EXERCISE:
Repeat every line of the data exactly, but not the pictures.

╭──

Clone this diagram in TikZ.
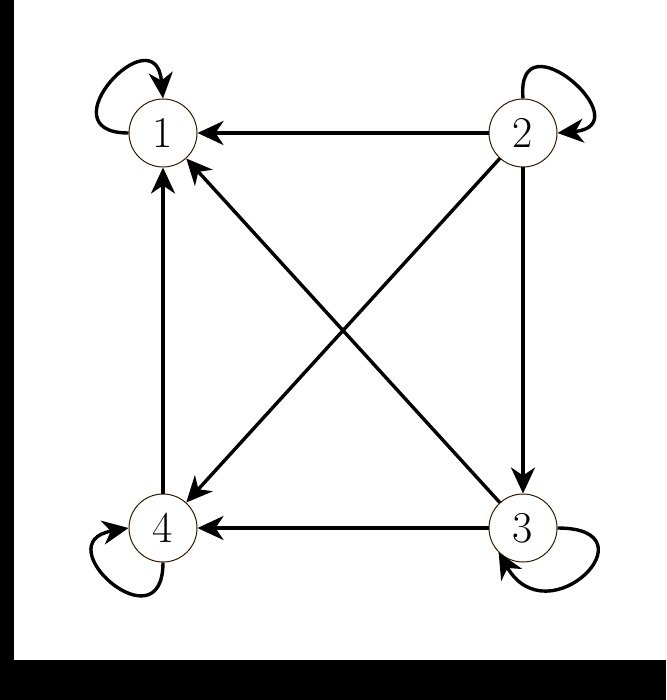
\documentclass[tikz,border=0pt]{standalone}
\usetikzlibrary{arrows.meta}
\begin{document}
\begin{tikzpicture}[x=1pt,y=-1pt,
  vert/.style={circle,draw=black!80!orange,line width=1pt,fill=white,minimum size=68pt,inner sep=0pt,font=\fontsize{44}{44}\selectfont},
  edge/.style={line width=3.4pt,-{Stealth[length=26pt,width=24pt,inset=8pt]}}]
\fill[black] (0,0) rectangle (666,700);
\fill[white] (14,0) rectangle (666,660);
\useasboundingbox (0,0) rectangle (666,700);
\node[vert] (n1) at (163,133) {1};
\node[vert] (n2) at (523,133) {2};
\node[vert] (n3) at (523,528) {3};
\node[vert] (n4) at (163,528) {4};
\draw[edge] (n2) -- (n1);
\draw[edge] (n2) -- (n3);
\draw[edge] (n2) -- (n4);
\draw[edge] (n3) -- (n1);
\draw[edge] (n3) -- (n4);
\draw[edge] (n4) -- (n1);
\draw[edge] (n1.west) to[out=180,in=95,looseness=4.5] (n1.north);
\draw[edge] (n2.north) to[out=95,in=5,looseness=4.5] (n2.east);
\draw[edge] (n3.east) to[out=0,in=-60,looseness=4] (n3.south west);
\draw[edge] (n4.south) to[out=-90,in=190,looseness=4.5] (n4.west);
\end{tikzpicture}
\end{document}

╰──

OUTPUT BELOW:
Clone this diagram in TikZ.
\documentclass[tikz,border=0pt]{standalone}
\usetikzlibrary{arrows.meta}
\begin{document}
\begin{tikzpicture}[x=1pt,y=-1pt,
  vert/.style={circle,draw=black!80!orange,line width=1pt,fill=white,minimum size=68pt,inner sep=0pt,font=\fontsize{44}{44}\selectfont},
  edge/.style={line width=3.4pt,-{Stealth[length=26pt,width=24pt,inset=8pt]}}]
\fill[black] (0,0) rectangle (666,700);
\fill[white] (14,0) rectangle (666,660);
\useasboundingbox (0,0) rectangle (666,700);
\node[vert] (n1) at (163,133) {1};
\node[vert] (n2) at (523,133) {2};
\node[vert] (n3) at (523,528) {3};
\node[vert] (n4) at (163,528) {4};
\draw[edge] (n2) -- (n1);
\draw[edge] (n2) -- (n3);
\draw[edge] (n2) -- (n4);
\draw[edge] (n3) -- (n1);
\draw[edge] (n3) -- (n4);
\draw[edge] (n4) -- (n1);
\draw[edge] (n1.west) to[out=180,in=95,looseness=4.5] (n1.north);
\draw[edge] (n2.north) to[out=95,in=5,looseness=4.5] (n2.east);
\draw[edge] (n3.east) to[out=0,in=-60,looseness=4] (n3.south west);
\draw[edge] (n4.south) to[out=-90,in=190,looseness=4.5] (n4.west);
\end{tikzpicture}
\end{document}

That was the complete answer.